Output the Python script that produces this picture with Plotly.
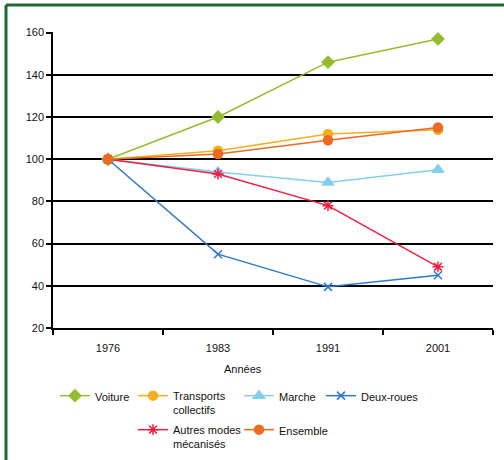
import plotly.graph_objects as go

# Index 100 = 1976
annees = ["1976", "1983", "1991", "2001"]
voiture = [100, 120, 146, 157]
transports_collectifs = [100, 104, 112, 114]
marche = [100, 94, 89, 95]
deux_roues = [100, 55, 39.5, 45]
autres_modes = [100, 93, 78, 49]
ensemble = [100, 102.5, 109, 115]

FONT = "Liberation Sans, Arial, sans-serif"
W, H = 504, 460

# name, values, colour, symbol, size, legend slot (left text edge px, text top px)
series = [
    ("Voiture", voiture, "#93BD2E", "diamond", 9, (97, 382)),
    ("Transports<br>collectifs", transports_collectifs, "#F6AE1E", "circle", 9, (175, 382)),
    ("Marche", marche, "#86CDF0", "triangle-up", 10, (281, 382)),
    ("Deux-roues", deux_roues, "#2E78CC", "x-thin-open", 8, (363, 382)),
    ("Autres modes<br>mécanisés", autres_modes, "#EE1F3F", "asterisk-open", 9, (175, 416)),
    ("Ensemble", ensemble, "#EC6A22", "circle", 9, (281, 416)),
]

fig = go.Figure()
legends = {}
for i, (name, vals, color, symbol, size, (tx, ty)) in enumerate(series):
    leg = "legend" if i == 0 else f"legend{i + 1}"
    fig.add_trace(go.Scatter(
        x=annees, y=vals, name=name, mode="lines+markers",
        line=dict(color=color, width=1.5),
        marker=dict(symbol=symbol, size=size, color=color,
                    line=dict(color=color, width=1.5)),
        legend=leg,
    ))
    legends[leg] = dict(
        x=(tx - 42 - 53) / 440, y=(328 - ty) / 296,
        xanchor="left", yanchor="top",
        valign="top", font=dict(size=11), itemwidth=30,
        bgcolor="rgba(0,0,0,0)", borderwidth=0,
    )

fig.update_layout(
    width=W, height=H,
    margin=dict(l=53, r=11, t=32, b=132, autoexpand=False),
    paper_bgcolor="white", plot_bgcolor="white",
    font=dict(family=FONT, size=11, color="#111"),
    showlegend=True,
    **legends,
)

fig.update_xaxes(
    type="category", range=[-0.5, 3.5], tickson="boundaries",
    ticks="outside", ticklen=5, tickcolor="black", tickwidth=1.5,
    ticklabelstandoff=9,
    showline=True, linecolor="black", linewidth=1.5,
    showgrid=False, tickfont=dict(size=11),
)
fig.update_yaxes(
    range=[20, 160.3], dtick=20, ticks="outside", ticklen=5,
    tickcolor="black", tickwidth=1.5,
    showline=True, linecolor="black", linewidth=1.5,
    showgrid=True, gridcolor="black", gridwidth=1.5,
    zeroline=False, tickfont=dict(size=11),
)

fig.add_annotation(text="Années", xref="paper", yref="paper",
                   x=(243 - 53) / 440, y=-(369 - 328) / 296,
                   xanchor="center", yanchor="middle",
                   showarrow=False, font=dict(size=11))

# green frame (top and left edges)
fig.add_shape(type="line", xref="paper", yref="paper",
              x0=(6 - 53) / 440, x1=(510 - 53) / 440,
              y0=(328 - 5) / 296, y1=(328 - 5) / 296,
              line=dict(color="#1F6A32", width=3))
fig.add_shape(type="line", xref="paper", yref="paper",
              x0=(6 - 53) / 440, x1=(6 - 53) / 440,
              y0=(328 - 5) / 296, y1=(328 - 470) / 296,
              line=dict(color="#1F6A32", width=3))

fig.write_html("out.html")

= = = = = = =

Given exercise:
Word for word, quote the full listing, omitting every picture.

Output for this exercise:
Output the Python script that produces this picture with Plotly.
import plotly.graph_objects as go

# Index 100 = 1976
annees = ["1976", "1983", "1991", "2001"]
voiture = [100, 120, 146, 157]
transports_collectifs = [100, 104, 112, 114]
marche = [100, 94, 89, 95]
deux_roues = [100, 55, 39.5, 45]
autres_modes = [100, 93, 78, 49]
ensemble = [100, 102.5, 109, 115]

FONT = "Liberation Sans, Arial, sans-serif"
W, H = 504, 460

# name, values, colour, symbol, size, legend slot (left text edge px, text top px)
series = [
    ("Voiture", voiture, "#93BD2E", "diamond", 9, (97, 382)),
    ("Transports<br>collectifs", transports_collectifs, "#F6AE1E", "circle", 9, (175, 382)),
    ("Marche", marche, "#86CDF0", "triangle-up", 10, (281, 382)),
    ("Deux-roues", deux_roues, "#2E78CC", "x-thin-open", 8, (363, 382)),
    ("Autres modes<br>mécanisés", autres_modes, "#EE1F3F", "asterisk-open", 9, (175, 416)),
    ("Ensemble", ensemble, "#EC6A22", "circle", 9, (281, 416)),
]

fig = go.Figure()
legends = {}
for i, (name, vals, color, symbol, size, (tx, ty)) in enumerate(series):
    leg = "legend" if i == 0 else f"legend{i + 1}"
    fig.add_trace(go.Scatter(
        x=annees, y=vals, name=name, mode="lines+markers",
        line=dict(color=color, width=1.5),
        marker=dict(symbol=symbol, size=size, color=color,
                    line=dict(color=color, width=1.5)),
        legend=leg,
    ))
    legends[leg] = dict(
        x=(tx - 42 - 53) / 440, y=(328 - ty) / 296,
        xanchor="left", yanchor="top",
        valign="top", font=dict(size=11), itemwidth=30,
        bgcolor="rgba(0,0,0,0)", borderwidth=0,
    )

fig.update_layout(
    width=W, height=H,
    margin=dict(l=53, r=11, t=32, b=132, autoexpand=False),
    paper_bgcolor="white", plot_bgcolor="white",
    font=dict(family=FONT, size=11, color="#111"),
    showlegend=True,
    **legends,
)

fig.update_xaxes(
    type="category", range=[-0.5, 3.5], tickson="boundaries",
    ticks="outside", ticklen=5, tickcolor="black", tickwidth=1.5,
    ticklabelstandoff=9,
    showline=True, linecolor="black", linewidth=1.5,
    showgrid=False, tickfont=dict(size=11),
)
fig.update_yaxes(
    range=[20, 160.3], dtick=20, ticks="outside", ticklen=5,
    tickcolor="black", tickwidth=1.5,
    showline=True, linecolor="black", linewidth=1.5,
    showgrid=True, gridcolor="black", gridwidth=1.5,
    zeroline=False, tickfont=dict(size=11),
)

fig.add_annotation(text="Années", xref="paper", yref="paper",
                   x=(243 - 53) / 440, y=-(369 - 328) / 296,
                   xanchor="center", yanchor="middle",
                   showarrow=False, font=dict(size=11))

# green frame (top and left edges)
fig.add_shape(type="line", xref="paper", yref="paper",
              x0=(6 - 53) / 440, x1=(510 - 53) / 440,
              y0=(328 - 5) / 296, y1=(328 - 5) / 296,
              line=dict(color="#1F6A32", width=3))
fig.add_shape(type="line", xref="paper", yref="paper",
              x0=(6 - 53) / 440, x1=(6 - 53) / 440,
              y0=(328 - 5) / 296, y1=(328 - 470) / 296,
              line=dict(color="#1F6A32", width=3))

fig.write_html("out.html")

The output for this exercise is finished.